Its founder and director Stephanie Davies-Arai spoke at an event in Parliament hosted by the Lords and Commons Family and Child Protection Group, convened by Voice for Justice’s Reverend Lynda Rose and chaired by the Democratic Unionist Party leader Sir Jeffrey Donaldson. 

In January, Rose spoke at an event organised by the Marriage Sex and Culture group alongside speakers who believed homosexuality could be treated like “an addiction” and who shared pro-Trump conspiracy theories. 

Other speakers at the Parliamentary event included Judith Nemeth, Director of the Values Foundation. The Foundation’s committee member, Roger Kiska, was formerly legal counsel at Alliance Defending Freedom where he supported an anti-equal marriage referendum in Slovakia. ADF is designated a “hate group” by the Southern Poverty Law Centre, although it disputes the allegation. Kiska is now part of the Christian Legal Centre, run by Christian Concern. The latter is linked to the extreme anti-abortion group that targeted Labour MP Stella Creasy with graphic billboards, CBR UK.

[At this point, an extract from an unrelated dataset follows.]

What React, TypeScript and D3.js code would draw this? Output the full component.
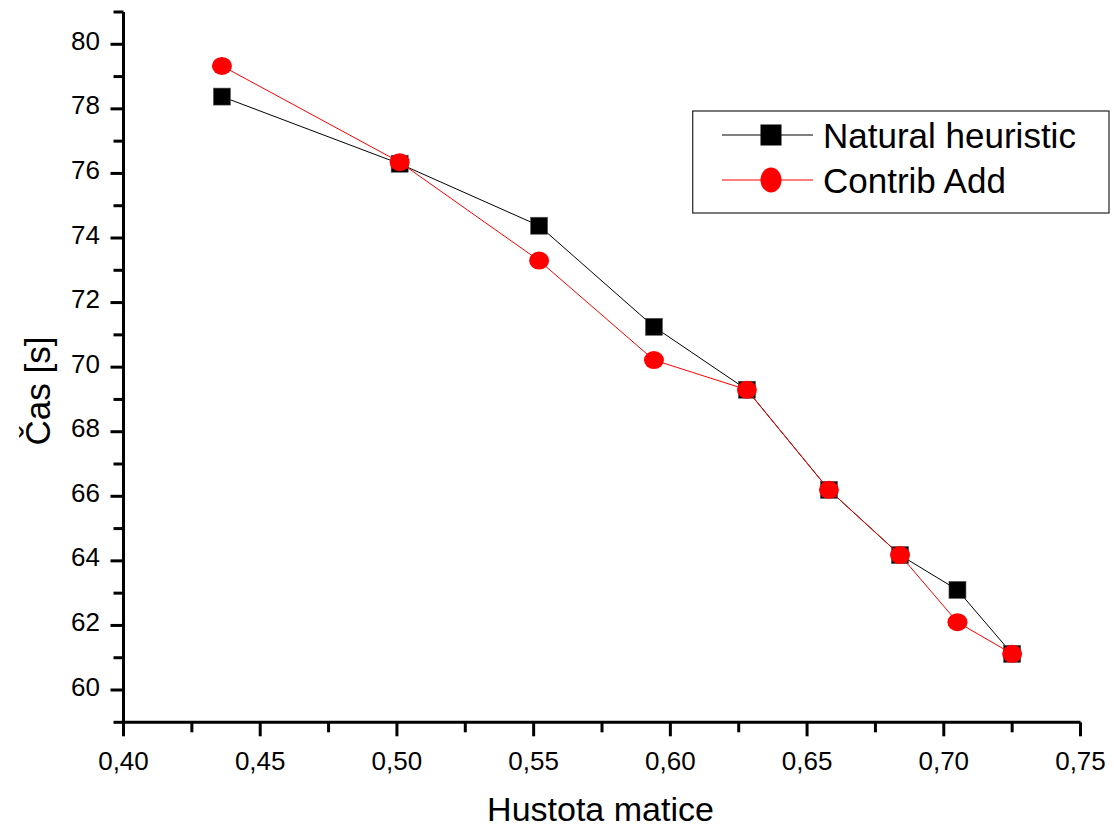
import * as d3 from 'd3';
import * as React from 'react';

// hustota matice (x) a cas v sekundach
const density = [0.436, 0.501, 0.552, 0.594, 0.628, 0.658, 0.684, 0.705, 0.725];
const naturalHeuristic = [78.38, 76.3, 74.38, 71.25, 69.3, 66.2, 64.18, 63.1, 61.12];
const contribAdd = [79.33, 76.35, 73.3, 70.22, 69.3, 66.2, 64.18, 62.1, 61.12];

const xMajorTicks = [0.40, 0.45, 0.50, 0.55, 0.60, 0.65, 0.70, 0.75];
const yMajorTicks = [60, 62, 64, 66, 68, 70, 72, 74, 76, 78, 80];

const seriesNames = ['Natural heuristic', 'Contrib Add'];
const xTitle = 'Hustota matice';
const yTitle = 'Čas [s]';

const W = 1114;
const H = 829;
const FONT = '"Liberation Sans", Arial, sans-serif';

const czFormat = d3.formatLocale({
  decimal: ',',
  thousands: ' ',
  grouping: [3],
  currency: ['', ' Kč'],
}).format('.2f');

const App = () => {
  const x = d3.scaleLinear().domain([0.40, 0.75]).range([123.5, 1080.5]);
  const y = d3.scaleLinear().domain([59, 81]).range([722.3, 12]);

  const xMinor = d3.range(0.425, 0.75, 0.05);
  const yMinor = d3.range(59, 82, 2);

  const line = d3.line<number>()
    .x((d, i) => x(density[i]))
    .y((d) => y(d));

  const sq = 17;
  const legendX = 722;
  const legendRows = [135, 180];

  return (
    <svg
      width={W}
      height={H}
      style={{ position: 'absolute', left: 0, top: 0, background: '#fff' }}
      fontFamily={FONT}
    >
      <rect x={0} y={0} width={W} height={H} fill='#fff' />

      {/* black series */}
      <path d={line(naturalHeuristic)} fill='none' stroke='#000' strokeWidth={1} />
      {naturalHeuristic.map((v, i) => (
        <rect
          key={'n' + i}
          x={x(density[i]) - sq / 2}
          y={y(v) - sq / 2}
          width={sq}
          height={sq}
          fill='#000'
          stroke='#555'
          strokeWidth={0.6}
        />
      ))}

      {/* red series */}
      <path d={line(contribAdd)} fill='none' stroke='#f00' strokeWidth={1} />
      {contribAdd.map((v, i) => (
        <ellipse
          key={'c' + i}
          cx={x(density[i])}
          cy={y(v)}
          rx={10}
          ry={9}
          fill='#f00'
        />
      ))}

      {/* y axis */}
      <line x1={x(0.40)} x2={x(0.40)} y1={y(81)} y2={y(59)} stroke='#000' strokeWidth={3} />
      {yMinor.map((t) => (
        <line key={'ym' + t} x1={x(0.40) - 10} x2={x(0.40)} y1={y(t)} y2={y(t)}
          stroke='#000' strokeWidth={3} />
      ))}
      {yMajorTicks.map((t) => (
        <g key={'y' + t}>
          <line x1={x(0.40) - 13} x2={x(0.40)} y1={y(t)} y2={y(t)} stroke='#000' strokeWidth={3} />
          <text x={100} y={y(t) + 5.5} textAnchor='end' fontSize={26} fill='#000'>{t}</text>
        </g>
      ))}

      {/* x axis */}
      <line x1={x(0.40)} x2={x(0.75)} y1={y(59)} y2={y(59)} stroke='#000' strokeWidth={3} />
      {xMinor.map((t) => (
        <line key={'xm' + t} x1={x(t)} x2={x(t)} y1={y(59)} y2={y(59) + 10}
          stroke='#000' strokeWidth={3} />
      ))}
      {xMajorTicks.map((t) => (
        <g key={'x' + t}>
          <line x1={x(t)} x2={x(t)} y1={y(59)} y2={y(59) + 14} stroke='#000' strokeWidth={3} />
          <text x={x(t)} y={770} textAnchor='middle' fontSize={26} fill='#000'>{czFormat(t)}</text>
        </g>
      ))}

      {/* titles */}
      <text x={600.5} y={821} textAnchor='middle' fontSize={34} fill='#000'>{xTitle}</text>
      <text
        transform={`translate(50, 391) rotate(-90)`}
        textAnchor='middle'
        fontSize={35}
        fill='#000'
      >
        {yTitle}
      </text>

      {/* legend */}
      <rect x={692.7} y={111} width={416.3} height={102} fill='#fff' stroke='#333' strokeWidth={1.3} />
      <line x1={legendX} x2={813} y1={legendRows[0]} y2={legendRows[0]} stroke='#000' strokeWidth={1} />
      <rect x={771 - 10.5} y={legendRows[0] - 10.5} width={21} height={21} fill='#000' />
      <line x1={legendX} x2={813} y1={legendRows[1]} y2={legendRows[1]} stroke='#f00' strokeWidth={1} />
      <ellipse cx={771} cy={legendRows[1]} rx={10.5} ry={12.5} fill='#f00' />
      {seriesNames.map((s, i) => (
        <text key={s} x={823} y={legendRows[i] + 13} fontSize={35} fill='#000'>{s}</text>
      ))}
    </svg>
  );
};

export default App;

Patron of the Values Foundation is Sir Edward Leigh, a member of the Common Sense Group in Parliament which was criticised last year for using the term “cultural Marxism”. The group aims to “safeguard British values” from “cultural Marxist dogma.”

A briefing paper prepared by the Antisemitism Policy Trust was sent to all Conservative MPs and peers to warn that using the term could result in their words “inadvertently” acting as “dog-whistle for the far-right.”